LONDON: British Prime Minister Theresa May has “timed well” this Thursday’s snap general election because Britons face a major squeeze on consumer spending in the coming years, economists say.
The UK economy is in relatively good shape, despite a first-quarter slowdown to growth, and has mostly defied gloomy predictions since the country voted last year for Brexit.
“The election has been timed well in terms of how UK households are likely to fare over the coming years,” said Scott Corfe, director at the Centre for Economics and Business Research think tank.
“Wage growth shows little sign of picking up and the era of near-zero inflation has come to an end, meaning that the squeeze on consumer spending power has returned,” he told AFP.
British inflation hit a 3.5-year high in April, owing mainly to higher airfares, but also as a weak Brexit-hit pound raises import costs.
The Consumer Price Index struck 2.7 percent — and forecasters expecting it to strike 3.0 percent by year-end. And with wages growth weak, people’s purchasing power is being eroded by the inflation hike.
Recent official economic data meanwhile is pointing to weaker economic growth as Britain negotiates its exit from the European Union.
At the same time, the leader of the main opposition party Labour, Jeremy Corbyn, has gained ground on May’s Conservatives in opinion polls amid worries over growing inequality in Britain.
UK gross domestic product (GDP) growth stood at 0.2 percent in the first three months of 2017 compared with the final quarter of last year.

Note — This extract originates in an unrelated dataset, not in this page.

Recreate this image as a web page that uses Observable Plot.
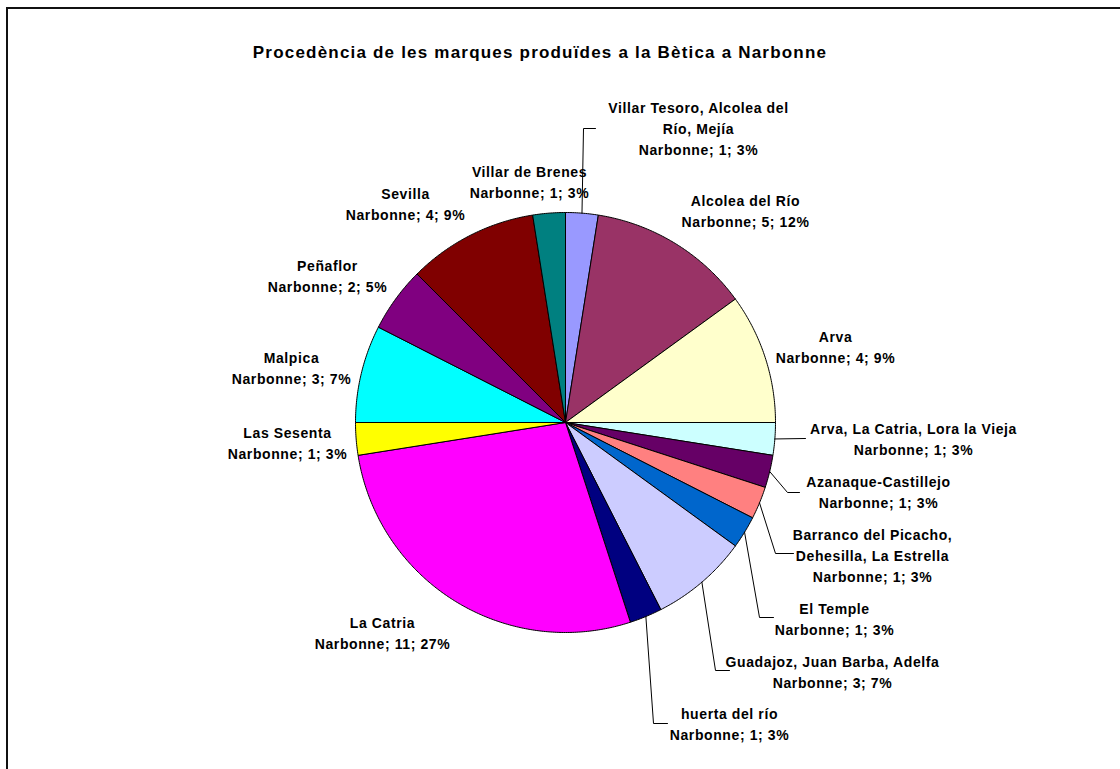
<!DOCTYPE html>
<html>
<head>
<meta charset="utf-8">
<script src="https://cdn.jsdelivr.net/npm/d3@7"></script>
<script src="https://cdn.jsdelivr.net/npm/@observablehq/plot@0.6"></script>
<style>
  html, body { margin: 0; padding: 0; background: #fff; overflow: hidden; }
  #wrap { position: relative; width: 1120px; height: 769px; }
  #frame { position: absolute; left: 6px; top: 7px; width: 1300px; height: 900px;
           border-left: 2px solid #111; border-top: 2px solid #111; box-sizing: border-box; }
  #title { position: absolute; left: 0; top: 42px; width: 1080px; text-align: center;
           font-family: "Liberation Sans", Arial, sans-serif; font-weight: bold; font-size: 17px;
           letter-spacing: 1.2px; color: #000; line-height: 22px; }
  #chart { position: absolute; left: 0; top: 0; }
</style>
</head>
<body>
<div id="wrap">
  <div id="frame"></div>
  <div id="chart"></div>
  <div id="title">Procedència de les marques produïdes a la Bètica a Narbonne</div>
</div>
<script>
// ---- data ----
const names = [
  "Villar Tesoro, Alcolea del Río, Mejía",
  "Alcolea del Río",
  "Arva",
  "Arva, La Catria, Lora la Vieja",
  "Azanaque-Castillejo",
  "Barranco del Picacho, Dehesilla, La Estrella",
  "El Temple",
  "Guadajoz, Juan Barba, Adelfa",
  "huerta del río",
  "La Catria",
  "Las Sesenta",
  "Malpica",
  "Peñaflor",
  "Sevilla",
  "Villar de Brenes"
];
const values = [1, 5, 4, 1, 1, 1, 1, 3, 1, 11, 1, 3, 2, 4, 1];
const percents = [3, 12, 9, 3, 3, 3, 3, 7, 3, 27, 3, 7, 5, 9, 3];
const seriesName = "Narbonne";
const colors = ["#9999FF", "#993366", "#FFFFCC", "#CCFFFF", "#660066", "#FF8080", "#0066CC",
                "#CCCCFF", "#000080", "#FF00FF", "#FFFF00", "#00FFFF", "#800080", "#800000", "#008080"];

// ---- layout (offsets from pie centre in pixel-like units, y up) ----
const R = 210;
const labelPos = [[133, 295.5], [180, 212.5], [270, 77], [348, -15.5], [313, -68.5], [307, -131.5],
                  [269, -195.5], [267, -248], [164, -300], [-183, -209.5], [-278, -19.5], [-274, 55.5],
                  [-238, 147.5], [-160, 219.5], [-36, 242]];
const labelBreakAfterWords = {0: 4, 5: 3};
const leaderElbows = {
  0: [[18, 294], [30, 294]],
  3: [[240, -16]],
  4: [[222, -70], [234, -70]],
  5: [[210, -131], [228, -131]],
  6: [[194, -195], [208, -195]],
  7: [[150, -248], [164, -248]],
  8: [[88, -301], [102, -301]]
};

// ---- build geometry ----
const arcs = d3.pie().sort(null).value(d => d)(values);
const slicePts = [];
arcs.forEach((a, i) => {
  const name = names[i];
  slicePts.push({name, x: 0, y: 0});
  const n = Math.max(2, Math.ceil((a.endAngle - a.startAngle) / (Math.PI / 360)));
  for (let k = 0; k <= n; k++) {
    const t = a.startAngle + (a.endAngle - a.startAngle) * k / n;
    slicePts.push({name, x: R * Math.sin(t), y: R * Math.cos(t)});
  }
  slicePts.push({name, x: 0, y: 0});
});

const labels = names.map((name, i) => {
  let title = name;
  if (labelBreakAfterWords[i]) {
    const w = name.split(" ");
    title = w.slice(0, labelBreakAfterWords[i]).join(" ") + "\n" + w.slice(labelBreakAfterWords[i]).join(" ");
  }
  return {x: labelPos[i][0], y: labelPos[i][1],
          text: `${title}\n${seriesName}; ${values[i]}; ${percents[i]}%`};
});

const leaderPts = [];
Object.entries(leaderElbows).forEach(([k, elbows]) => {
  const a = arcs[+k];
  const mid = (a.startAngle + a.endAngle) / 2;
  leaderPts.push({id: k, x: R * Math.sin(mid), y: R * Math.cos(mid)});
  elbows.forEach(([x, y]) => leaderPts.push({id: k, x, y}));
});

const chart = Plot.plot({
  width: 1120,
  height: 769,
  margin: 0,
  style: {background: "transparent", fontFamily: "'Liberation Sans', Arial, sans-serif", letterSpacing: "0.6px"},
  x: {domain: [-565, 555], range: [0, 1120], axis: null},
  y: {domain: [-347, 422], range: [769, 0], axis: null},
  color: {type: "ordinal", domain: names, range: colors, legend: false},
  marks: [
    Plot.line(slicePts, {x: "x", y: "y", z: "name", fill: "name", stroke: "#000", strokeWidth: 1, strokeLinejoin: "miter"}),
    Plot.line(leaderPts, {x: "x", y: "y", z: "id", stroke: "#000", strokeWidth: 1}),
    Plot.text(labels, {x: "x", y: "y", text: "text", fontWeight: "bold", fontSize: 14,
                       lineHeight: 1.5, fill: "#000", textAnchor: "middle"})
  ]
});
document.getElementById("chart").appendChild(chart);
</script>
</body>
</html>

That was the weakest quarter-on-quarter growth in a year, and followed a solid 0.7-percent expansion in the fourth quarter of last year.
Another concern is that rising inflation could see the Bank of England move to raise record-low interest rates faster than expected.

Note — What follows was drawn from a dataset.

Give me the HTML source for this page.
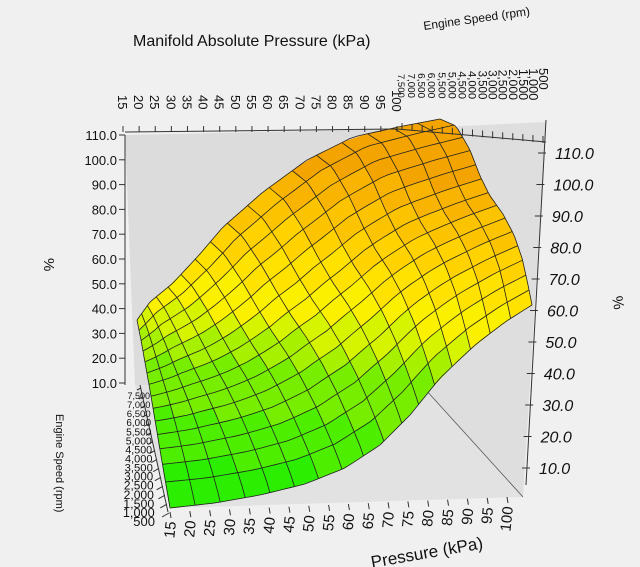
<!DOCTYPE html>
<html><head><meta charset="utf-8">
<style>
html,body{margin:0;padding:0;background:#f0f0f0;}
svg{display:block;font-family:"Liberation Sans",sans-serif;}
</style></head>
<body>
<svg id="s" width="640" height="567" viewBox="0 0 640 567" xmlns="http://www.w3.org/2000/svg"></svg>
<script>
const S=document.getElementById('s');
let out='';
function lerp(a,b,t){return a+(b-a)*t;}
const pts=a=>a.map(p=>p[0].toFixed(1)+','+p[1].toFixed(1)).join(' ');
function curve(ps){const L=[0];for(let i=1;i<ps.length;i++)L.push(L[i-1]+Math.hypot(ps[i][0]-ps[i-1][0],ps[i][1]-ps[i-1][1]));const T=L[L.length-1];
return t=>{const d=Math.min(1,Math.max(0,t))*T;let i=1;while(i<ps.length-1&&L[i]<d)i++;const f=(d-L[i-1])/(L[i]-L[i-1]||1);return [lerp(ps[i-1][0],ps[i][0],f),lerp(ps[i-1][1],ps[i][1],f)];};}
const F00=[170,508],F10=[523,497],F01=[135,385],F11=[425,389];
const T01=[125,135],T11=[397,129],T10=[546,122];
out+=`<polygon points="${pts([F01,T01,T11,F11])}" fill="#dcdcdc"/>`;
out+=`<polygon points="${pts([F11,T11,T10,F10])}" fill="#dedede"/>`;
out+=`<polygon points="${pts([F00,F10,F11,F01])}" fill="#e2e2e2"/>`;
out+=`<line x1="${T11[0]}" y1="${T11[1]}" x2="${F11[0]}" y2="${F11[1]}" stroke="#555" stroke-width="0.8"/>`;
out+=`<line x1="${F11[0]}" y1="${F11[1]}" x2="${F10[0]}" y2="${F10[1]}" stroke="#555" stroke-width="0.8"/>`;
const Front=curve([[170,508],[215,503],[260,495],[305,484],[345,468],[380,445],[410,415],[440,378],[475,345],[505,322],[532,305]]);
const Back=curve([[137,320],[150,302],[173,283],[200,254],[223,227],[263,192],[307,160],[353,137],[403,126],[440,119]]);
const Left=curve([[170,508],[160,450],[150,390],[141,340],[137,320]]);
const Right=curve([[532,305],[527,280],[522,258],[514,235],[503,214],[490,196],[480,176],[470,150],[456,126],[440,119]]);
const c00=Front(0),c10=Front(1),c01=Back(0),c11=Back(1);
function tb(u){return u-0.22*Math.sin(Math.PI*u)*(1-u);}
function tl(v){return Math.pow(v,0.75);}
function P(u,v){const f=Front(u),b=Back(tb(u)),l=Left(tl(v)),r=Right(v);
return [0,1].map(k=>(1-v)*f[k]+v*b[k]+(1-u)*l[k]+u*r[k]-((1-u)*(1-v)*c00[k]+u*(1-v)*c10[k]+(1-u)*v*c01[k]+u*v*c11[k]));}
function col(x,y){const yy=y-0.08*(x-300);const c=[[0,'#f3a400'],[175,'#f8b400'],[200,'#fcc400'],[228,'#ffd200'],[258,'#ffe200'],[288,'#fbf000'],[318,'#d6f300'],[342,'#a6f000'],[368,'#77ee00'],[420,'#4eee00'],[470,'#2cee00']];let r=c[0][1];for(const q of c)if(yy>=q[0])r=q[1];return r;}
const NU=17,NV=14;
for(let j=NV-1;j>=0;j--)for(let i=0;i<NU;i++){const u0=i/NU,u1=(i+1)/NU,v0=j/NV,v1=(j+1)/NV;
const q=[P(u0,v0),P(u1,v0),P(u1,v1),P(u0,v1)];const cx=(q[0][0]+q[1][0]+q[2][0]+q[3][0])/4,cy=(q[0][1]+q[1][1]+q[2][1]+q[3][1])/4;
out+=`<polygon points="${pts(q)}" fill="${col(cx,cy)}" stroke="${col(cx,cy)}" stroke-width="0.6"/>`;}
for(let i=0;i<=NU;i++){const a=[];for(let j=0;j<=40;j++)a.push(P(i/NU,j/40));out+=`<polyline points="${pts(a)}" fill="none" stroke="#222" stroke-width="0.8"/>`;}
for(let j=0;j<=NV;j++){const a=[];for(let i=0;i<=60;i++)a.push(P(i/60,j/NV));out+=`<polyline points="${pts(a)}" fill="none" stroke="#222" stroke-width="0.8"/>`;}
out+=`<line x1="125" y1="135" x2="125" y2="385" stroke="#333"/>`;
for(let k=0;k<=10;k++){const y=383-k*24.8;out+=`<line x1="119" y1="${y}" x2="125" y2="${y}" stroke="#333"/>`;
out+=`<text x="117" y="${y+5}" font-size="13" text-anchor="end" fill="#111">${(10+k*10).toFixed(1)}</text>`;}
out+=`<text x="0" y="0" font-size="15" transform="translate(44,258) rotate(90)" fill="#111">%</text>`;
for(let k=0;k<=10;k++){const t=k/10;const y=lerp(468,153,t),x=lerp(530,546,t);out+=`<line x1="${x-8}" y1="${y}" x2="${x}" y2="${y}" stroke="#333"/>`;
out+=`<text x="${x+9}" y="${y+6}" font-size="16" font-style="italic" fill="#111">${(10+k*10).toFixed(1)}</text>`;}
out+=`<line x1="546" y1="120" x2="526" y2="485" stroke="#333"/>`;
out+=`<text x="0" y="0" font-size="15" transform="translate(612,297) rotate(80)" fill="#111">%</text>`;
out+=`<text x="133" y="46" font-size="16" fill="#111">Manifold Absolute Pressure (kPa)</text>`;
out+=`<text x="0" y="0" font-size="12" transform="translate(424,30) rotate(-8)" fill="#111">Engine Speed (rpm)</text>`;
out+=`<line x1="125" y1="132" x2="397" y2="129" stroke="#333"/>`;
for(let k=0;k<18;k++){const x=lerp(123,397,k/17);out+=`<line x1="${x}" y1="${126}" x2="${x}" y2="132" stroke="#333"/>`;
out+=`<text x="0" y="0" font-size="13" transform="translate(${x-5},${k==17?90:95}) rotate(90)" fill="#111">${15+5*k}</text>`;}
out+=`<line x1="397" y1="129" x2="546" y2="142" stroke="#333"/>`;
for(let k=0;k<15;k++){const t=k/14;const x=lerp(402,543,t);const y=lerp(130,143,t);out+=`<line x1="${x}" y1="${y-7}" x2="${x}" y2="${y}" stroke="#333"/>`;
const lab=(7500-500*k).toLocaleString('en-US');out+=`<text x="0" y="0" font-size="${lerp(9.5,13,t)}" transform="translate(${x-4},${lerp(74,68,t)}) rotate(90)" fill="#111">${lab}</text>`;}
out+=`<line x1="140" y1="385" x2="168" y2="512" stroke="#333"/>`;
for(let k=0;k<15;k++){const t=k/14;const y=lerp(522,395,t),x=lerp(155,150,t);
out+=`<line x1="${lerp(162,137,t)}" y1="${lerp(517,390,t)}" x2="${lerp(169,141,t)}" y2="${lerp(513,388,t)}" stroke="#333"/>`;
out+=`<text x="${x}" y="${y+4}" font-size="${lerp(13,9,t)}" text-anchor="end" fill="#111">${(500+500*k).toLocaleString('en-US')}</text>`;}
out+=`<text x="0" y="0" font-size="11" transform="translate(56,414) rotate(90)" fill="#111">Engine Speed (rpm)</text>`;
for(let k=0;k<18;k++){const t=k/17;const x=lerp(170,507,t),y=lerp(512,497,t);out+=`<line x1="${x}" y1="${y}" x2="${x+1}" y2="${y+6}" stroke="#333"/>`;
out+=`<text x="0" y="0" font-size="15" transform="translate(${x+6},${y+10}) rotate(-84)" text-anchor="end" fill="#111">${15+5*k}</text>`;}
out+=`<text x="0" y="0" font-size="17" transform="translate(372,568) rotate(-10)" fill="#111">Pressure (kPa)</text>`;
S.innerHTML=out;
</script>
</body></html>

Inflation held close to zero throughout 2015 — but has surged since then.
The unemployment rate however has dipped to 4.6 percent, the lowest level for 42 years, but many workers find themselves on low wages and short-term contracts.
Ruth Gregory, UK economist at research consultancy Capital Economics, argued that Britons will not face a total collapse in their spending growth this year.

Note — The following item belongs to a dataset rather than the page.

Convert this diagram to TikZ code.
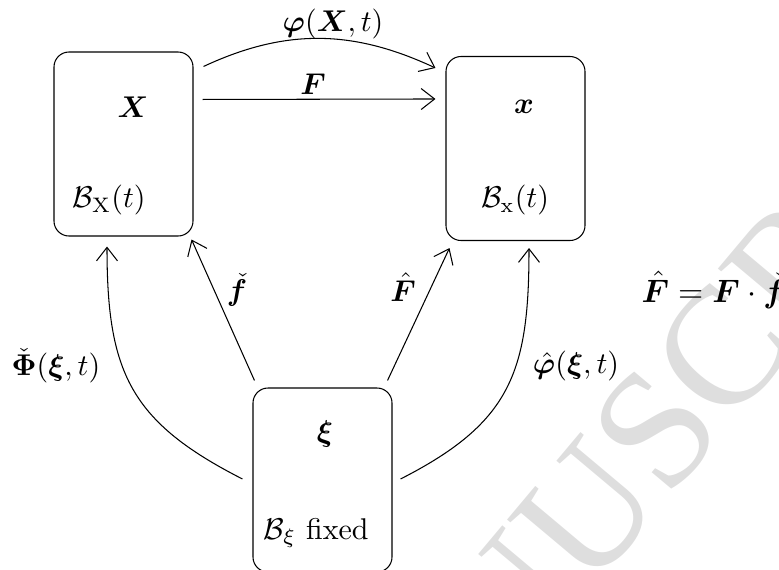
\documentclass[tikz,border=0pt]{standalone}
\usepackage{amsmath,bm}
\usepackage{fontspec}
\newfontfamily\wmfont{Liberation Serif}
\usetikzlibrary{arrows.meta,calc}
\begin{document}
\begin{tikzpicture}[x=0.3333pt,y=-0.3333pt,
  box/.style={draw, rounded corners=5pt, minimum width=46.33pt, minimum height=61.33pt, inner sep=0pt, line width=0.35pt},
  arr/.style={-{Straight Barb[length=4.5pt,width=7pt]}, line width=0.35pt},
  lbl/.style={inner sep=0pt},
  wm/.style={rotate=50, anchor=center, text=black!13, inner sep=0pt, font=\wmfont\fontsize{56}{56}\selectfont}]
\useasboundingbox (0,0) rectangle (779,569);
\clip (0,0) rectangle (779,569);
% watermark
\node[wm] (wmark) at (722,351) {\llap{MANUS}C\rlap{RIPT}};
% boxes
\node[box] (bX) at (123.5,144) {};
\node[box] (bx) at (515.5,148.5) {};
\node[box] (bxi) at (322.5,480) {};
% box texts
\node[lbl] (lX) at (133,107) {$\bm{X}$};
\node[lbl] (lBX) at (109,200) {$\mathcal{B}_{\mathrm{X}}(t)$};
\node[lbl] (lx) at (524,107) {$\bm{x}$};
\node[lbl] (lBx) at (515,200) {$\mathcal{B}_{\mathrm{x}}(t)$};
\node[lbl] (lxi) at (325,434) {$\bm{\xi}$};
\node[lbl] (lBxi) at (316,533) {$\mathcal{B}_{\xi}$ fixed};
% connectors
\draw[arr] ($(bX.north east)+(9,48)$) -- ($(bx.north west)+(-10,43)$);
\draw[arr] ($(bX.north east)+(10,15)$) to[out=25,in=155] ($(bx.north west)+(-10,12)$);
\draw[arr] ($(bxi.north west)+(2,-7)$) -- ($(bX.south east)+(-2,3)$);
\draw[arr] ($(bxi.north east)+(-5,-7)$) -- ($(bx.south west)+(4,7)$);
\draw[arr] ($(bxi.west)+(-10,-1)$) to[out=153,in=-90,looseness=1.2] ($(bX.south)+(-16.5,10)$);
\draw[arr] ($(bxi.east)+(8,-1)$) to[out=27,in=-90,looseness=1.2] ($(bx.south)+(13.5,7)$);
% connector labels
\node[lbl] (lphi) at (333,24) {$\bm{\varphi}(\bm{X},t)$};
\node[lbl] (lF) at (313,84) {$\bm{F}$};
\node[lbl] (lfc) at (237,290) {$\check{\bm{f}}$};
\node[lbl] (lFh) at (403,287) {$\hat{\bm{F}}$};
\node[lbl] (lPhi) at (56,366) {$\check{\bm{\Phi}}(\bm{\xi},t)$};
\node[lbl] (lphih) at (576,366) {$\hat{\bm{\varphi}}(\bm{\xi},t)$};
\node[lbl, anchor=west, scale=1.08] (leq) at (641,290) {$\hat{\bm{F}} = \bm{F}\cdot\check{\bm{f}}$};
\end{tikzpicture}
\end{document}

“With credit conditions remaining supportive, employment growth still strong and consumers’ confidence robust, household spending growth is likely to slow only gradually this year rather than collapse completely,” Gregory said.
However, Britain’s property market is showing signs of a slowdown in the face of Brexit, the weak pound and rising inflation.
Elsewhere, the outlook for business investment in Britain has soured somewhat, with some companies unwilling to commit amid uncertainty over the outcome of Brexit trade talks.
Despite such obstacles, the government’s powerful Treasury department still predicts economic expansion of 1.7 percent this year, followed by 1.4 percent in 2018. The British economy grew by 1.8 percent in 2016.
Regarding investment and because of Brexit, employers are anxious over the impact of the loss of access to the European single market — which remains the biggest destination for Britain’s exported goods.
“The next government must provide as much certainty as possible to support firms in making the investment decisions necessary for the UK’s future prosperity,” said Carolyn Fairbairn, who heads business lobby group the Confederation of British Industry.
“The UK’s hard-won reputation as a predictable, pro-enterprise economy must be protected — the world is watching,” she added.